Monsanto v. Ontario (Superintendent of Financial Services)
Are employees entitled to a share of the surplus on a partial pension wind up? The Supreme Court has said “Yes”
The Supreme Court of Canada has held that employees affected by a partial pension wind up are entitled to their share of the surplus at the time the pension wind up takes place.
In 1997 and 1998, Monsanto laid off 146 employees and took steps to partially wind up its pension plan. At the time of the partial wind up, the plan contained an actuarial surplus of over $19 million. The pro-rata share of the surplus relating to the portion of the plan that was being wound up was just over $3 million.
The Superintendent of Financial Services refused to approve Monsanto’s partial wind up report on the basis that it did not provide for the distribution of the pro-rata portion of the surplus on the partial wind-up as required by s. 70(6) of the Pension Benefits Act which provides:
70(6) On the partial wind up of a pension plan, members, former members and other persons entitled to benefits under the pension plan shall have rights and benefits that are not less than the rights and benefits they would have on a full wind up of the pension plan on the effective date of the partial wind up.
However, a majority of the Financial Services Tribunal ordered the Superintendent to approve the report. It held that s. 70(6) of the Act provided no more than a right to participate in surplus distribution when (if ever) the pension plan fully winds up.

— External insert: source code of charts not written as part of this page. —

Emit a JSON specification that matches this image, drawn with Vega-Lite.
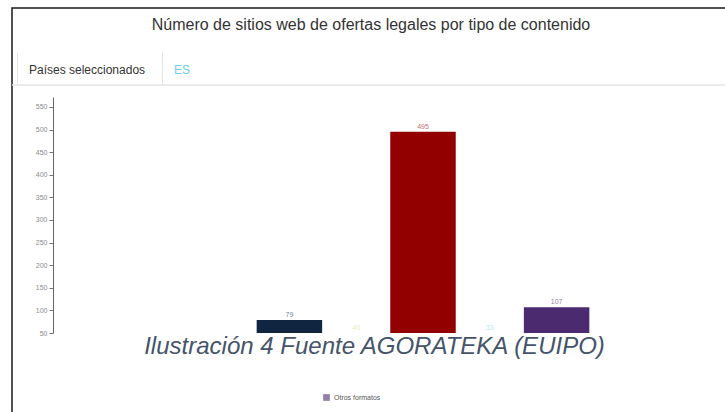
{
  "$schema": "https://vega.github.io/schema/vega-lite/v6.json",
  "width": 716,
  "height": 407,
  "autosize": {"type": "none"},
  "padding": {"left": 12, "top": 8, "right": -3, "bottom": -3},
  "background": "white",
  "config": {
    "view": {"stroke": "#1a1a1a", "strokeWidth": 1.5},
    "font": "Liberation Sans"
  },
  "title": {
    "text": "Número de sitios web de ofertas legales por tipo de contenido",
    "anchor": "middle",
    "frame": "group",
    "offset": -25,
    "dx": 1,
    "fontSize": 16,
    "fontWeight": "normal",
    "color": "#333333",
    "font": "Liberation Sans"
  },
  "resolve": {"scale": {"x": "independent", "y": "independent", "color": "independent"}},
  "layer": [
    {
      "data": {"values": [{"tab": "Países seleccionados"}, {"tab": "ES"}]},
      "encoding": {
        "y": {"field": "tab", "type": "nominal", "scale": {"type": "point", "range": [77, 77]}, "axis": null}
      },
      "layer": [
        {"mark": {"type": "rule", "color": "#e4e4e4", "strokeWidth": 1}},
        {
          "mark": {"type": "text", "align": "left", "baseline": "middle", "fontSize": 12, "dx": 12, "dy": -15},
          "encoding": {
            "x": {
              "field": "tab", "type": "nominal", "sort": null, "bandPosition": 0,
              "scale": {"type": "band", "range": [5, 585], "paddingInner": 0, "paddingOuter": 1, "align": 0},
              "axis": {"orient": "top", "offset": -77, "title": null, "labels": false, "domain": false,
                       "bandPosition": 0, "tickColor": "#e4e4e4", "tickSize": 33, "grid": false}
            },
            "text": {"field": "tab"},
            "color": {"condition": {"test": "datum.tab === 'ES'", "value": "#6ccdee"}, "value": "#333333"}
          }
        }
      ]
    },
    {
      "data": {"values": [
        {"tipo": "Libros electrónicos", "sitios": 79},
        {"tipo": "Videojuegos", "sitios": 40},
        {"tipo": "Música", "sitios": 495},
        {"tipo": "Deportes", "sitios": 33},
        {"tipo": "Otros formatos", "sitios": 107}
      ]},
      "encoding": {
        "x": {
          "field": "tipo", "type": "nominal", "sort": null,
          "scale": {"type": "band", "range": [244, 578], "paddingInner": 0.02, "paddingOuter": 0.01},
          "axis": {"orient": "bottom", "offset": -69, "domain": false, "ticks": false, "labels": false, "grid": false,
                   "title": "Ilustración 4 Fuente AGORATEKA (EUIPO)", "titleX": 362, "titleY": 0,
                   "titleAlign": "center", "titleBaseline": "middle", "titleFontSize": 24,
                   "titleFontStyle": "italic", "titleFontWeight": "normal", "titleColor": "#44546A",
                   "titleFont": "Liberation Sans"}
        },
        "y": {
          "field": "sitios", "type": "quantitative",
          "scale": {"domain": [50, 572], "range": [325, 89], "clamp": true, "zero": false, "nice": false},
          "axis": {"orient": "left", "offset": -41, "values": [50, 100, 150, 200, 250, 300, 350, 400, 450, 500, 550],
                   "title": null, "grid": false, "labelFontSize": 7, "labelColor": "#8a8a8a", "tickSize": 4,
                   "tickColor": "#777777", "domainColor": "#666666", "labelPadding": 2}
        },
        "color": {
          "field": "tipo", "type": "nominal",
          "scale": {"domain": ["Libros electrónicos", "Videojuegos", "Música", "Deportes", "Otros formatos"],
                    "range": ["#0f2540", "#d9e28c", "#930000", "#8fd8ea", "#4b2a70"]},
          "legend": {"values": ["Otros formatos"], "orient": "none", "legendX": 311, "legendY": 386,
                     "title": null, "symbolType": "square", "symbolSize": 45, "labelFontSize": 7,
                     "labelColor": "#555555", "padding": 0, "symbolStrokeWidth": 0, "labelOffset": 4}
        }
      },
      "layer": [
        {"mark": {"type": "bar"}},
        {"mark": {"type": "text", "baseline": "bottom", "dy": -2, "fontSize": 7, "opacity": 0.6},
         "encoding": {"text": {"field": "sitios", "type": "quantitative"}}}
      ]
    }
  ]
}
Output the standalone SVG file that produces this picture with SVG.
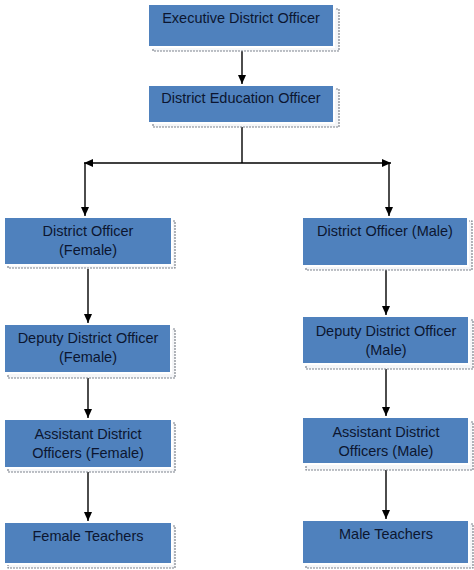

The Divisional Court overturned the Tribunal’s decision and the Court of Appeal dismissed Monsanto’s appeal. Monsanto then took the case to the Supreme Court of Canada. It argued that it had no obligation to distribute surplus to employees on a partial wind up; rather, it maintained, s. 70(6) merely gave affected employees a vested right to participate in any full wind up in the future.
The Supreme Court’s decision
The Supreme Court dismissed Monsanto’s appeal. Looking at the plain language of s. 70(6), the legislative scheme and the object of the Act, the Court concluded that employees affected by a partial wind up are entitled to their share of the surplus at the time of the partial wind up. The Court concluded:
The vital importance of pension schemes in the modern labour market is evident. Pension funds are a significant asset for employers and an invaluable nest egg for an aging workforce. Legislative schemes that establish minimum standards and ensure the protection of employee benefits are an element of sound financial and social policy. The facilitation and encouragement of pension plan participation advance the interests of employees, employers and the public. As part of the legislature’s statutory structure that aims to accommodate the interests of ongoing and terminated employees, it enacted s. 70(6) to require actual distribution of the pro rata share of actuarial surplus on plan wind up, be it full or partial.
Howard Goldblatt and Ethan Poskanzer represented the Interveners, Canadian Labour Congress and the Ontario Federation of Labour.